Kynge told China Daily, and outlines in the book, that China's economic growth and manufacturing prowess can largely be attributed to a "compression of developmental time."

"You have got guys working for less than they would have done during Britain's Industrial Revolution, but this is married together with 21st century infrastructure and 21st century globalization," he said.

In a vivid example in the book of China's industrial emergence and the faltering of the West, Kynge tells how a steel plant was virtually shipped halfway across the world to China.

The site, in Dortmund, Germany, had once employed about 10,000 people but closed in 2002.

Kynge visited where the plant had stood to research his book. He described seeing a scar of ochre earth, 25 times the size of a football pitch.

A month after the factory closed, a Chinese company bought it. It was dismantled, packed onto ships and then reassembled near the mouth of the Yangtze River.

But, as Kynge reveals, it was not that fact alone that surprised local people. Seemingly out of nowhere, nearly 1,000 Chinese arrived, who went on to work 12-hour days, seven days a week, to take down the structure.

The speed of their work became a local media sensation: Chinese deconstruction teams without the use of safety harnesses could be seen 60 metres above the ground, on exposed walkways and clinging from scaffolding poles.

The dismantling was completed in less than one year two years faster than the German company that owned the mill had initially estimated.

Speed was of the essence for the Chinese firm to meet the world's demand for its goods.

China's industrial growth is not the only thing that has caught Kynge's attention; social changes have been equally profound.

"People here who are in their late 20s are very different in their outlook from people from other countries who are in their late 20s.

"While it's difficult to make generalizations about young people, they seem to be becoming a lot more outward looking."

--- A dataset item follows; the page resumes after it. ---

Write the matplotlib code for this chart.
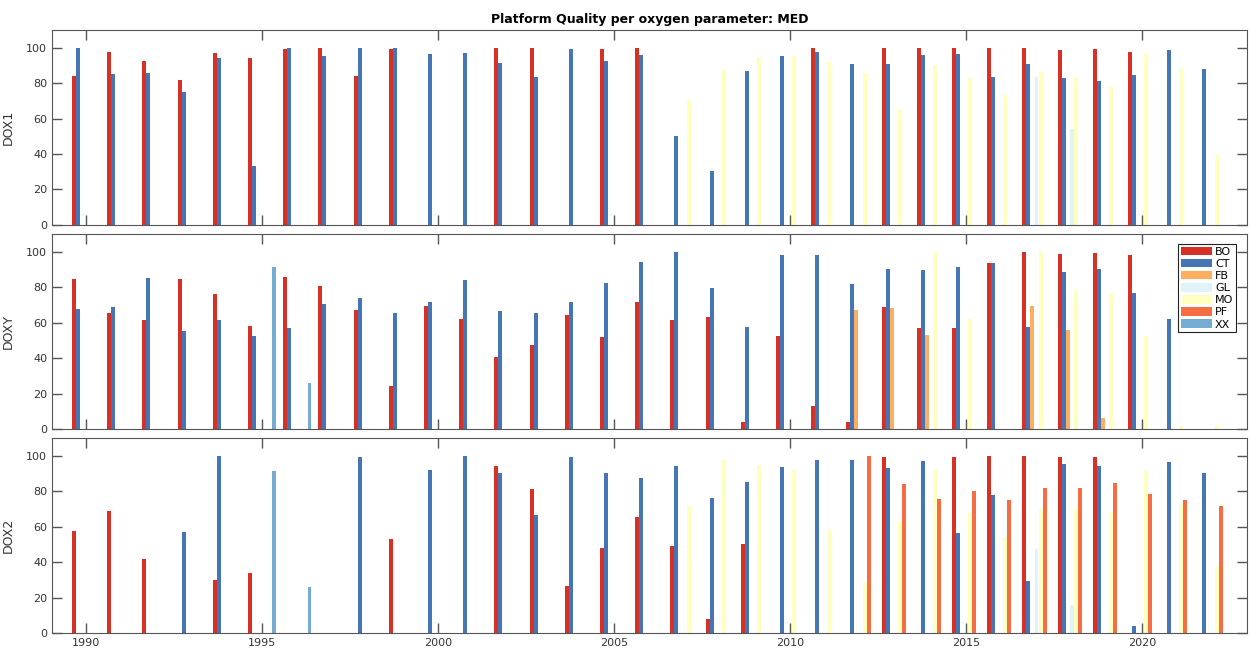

The biggest question now, he said, was how the West viewed and dealt with China's growth. "It is a challenge unprecedented in the annals of global capitalism," Kynge said in the book.

He told China Daily: "China presents a huge, competitive challenge to every manufacturing industry in the West, no matter if it is at the bottom end of the value chain, such as shoes and textiles, to the top of the value chain, such as semi-conductors.

"But the response from the West should not be one of despair. China is as weak as it is strong. It has extreme strengths in areas of manufacturing and extreme weaknesses in areas such as the environment and the service industries.

"If a rise in protectionism against China is going to be avoided, then there needs to be a balance of benefit between the West and China.

"One way to get the balance is allowing China to play to its strengths in manufacturing, and, on the other hand, the Chinese Government's allowing Western countries to play to their strengths in China, which primarily means opening up their service sector, financial services, publishing and education."

More than 200 years earlier, he explains in the book, Lord George Macartney, envoy of the British King George III, was sent to persuade Emperor Qianlong of the Qing Dynasty (1644-1911) to open the vast Chinese market to trade. The emperor, unimpressed with Macartney's demands, sent him home, with a note to inform the king that China had "not the slightest need for your country's manufactures."

Qianlong and later emperors continued to resist British and European calls for trade, but by 2005, when it came to manufactured goods at least, things had shifted dramatically, Kynge said. For the first time since Macartney's ill-fated mission, China had become more open to the world than the world was to China.